Portrait of Otto Mueller, Ernst Ludwig Kirchner, 1915

Ernst Ludwig Kirchner's portrait of the reclining Otto Mueller utilizes a variety of non-naturalistic colors and a crude drawing technique to achieve an image that feels as if it's in motion. Otto's slim green suit is rendered in impatient dashes contrasting the intense fixation on representing every crevice of his face. The usage of woodblock printmaking in Kirchner's practice exists as more than a tool, the texture of the carved wood is evident in the compositional space and addresses Kirchner's interest in representing modern life authentically through considering the Gesamtkunstwerk or the 'all-embracing art form'. These techniques would become the standard for the early German expressionist group Die Brucke (The Bridge) of which Kirchner was a founding member, until the groups' disbandment in 1913. The Gesamtkunstwerk was a central ideal to the creative practices of many members of Die Brucke interested in creating the clearest and most profound expression through the blending of then dominant schools of impressionist and post-impressionist styles and the revival of German Gothic woodcut printmaking amidst rapid industrialization and the rise of the cosmopolitan Berlin.

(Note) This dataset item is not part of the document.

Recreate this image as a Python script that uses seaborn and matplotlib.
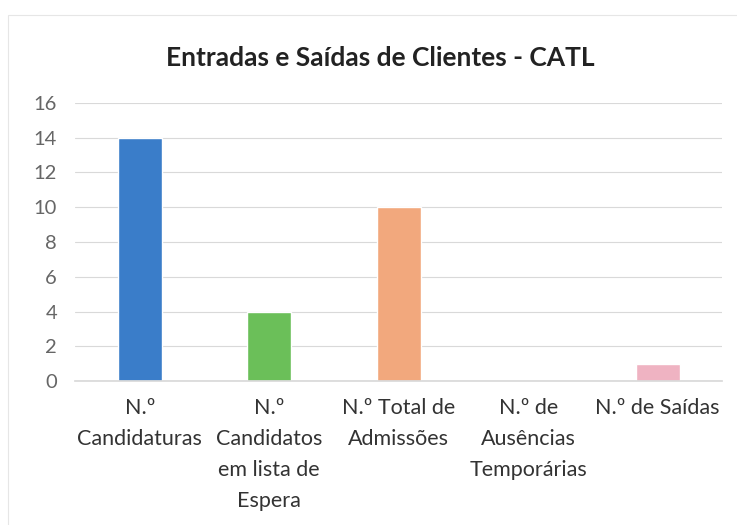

Kirchner's subject matter shifted drastically in 1918 after spending several years resigned to roaming Swiss sanitoriums he fled from the urban scene in entirety, creating genre works that documented the daily lives of the Swiss Alps rural communities, such as the triptych "Life in the Alps". Reminiscent of Northern Renaissance artists like Pieter Bruegel or the Limbourg Brothers.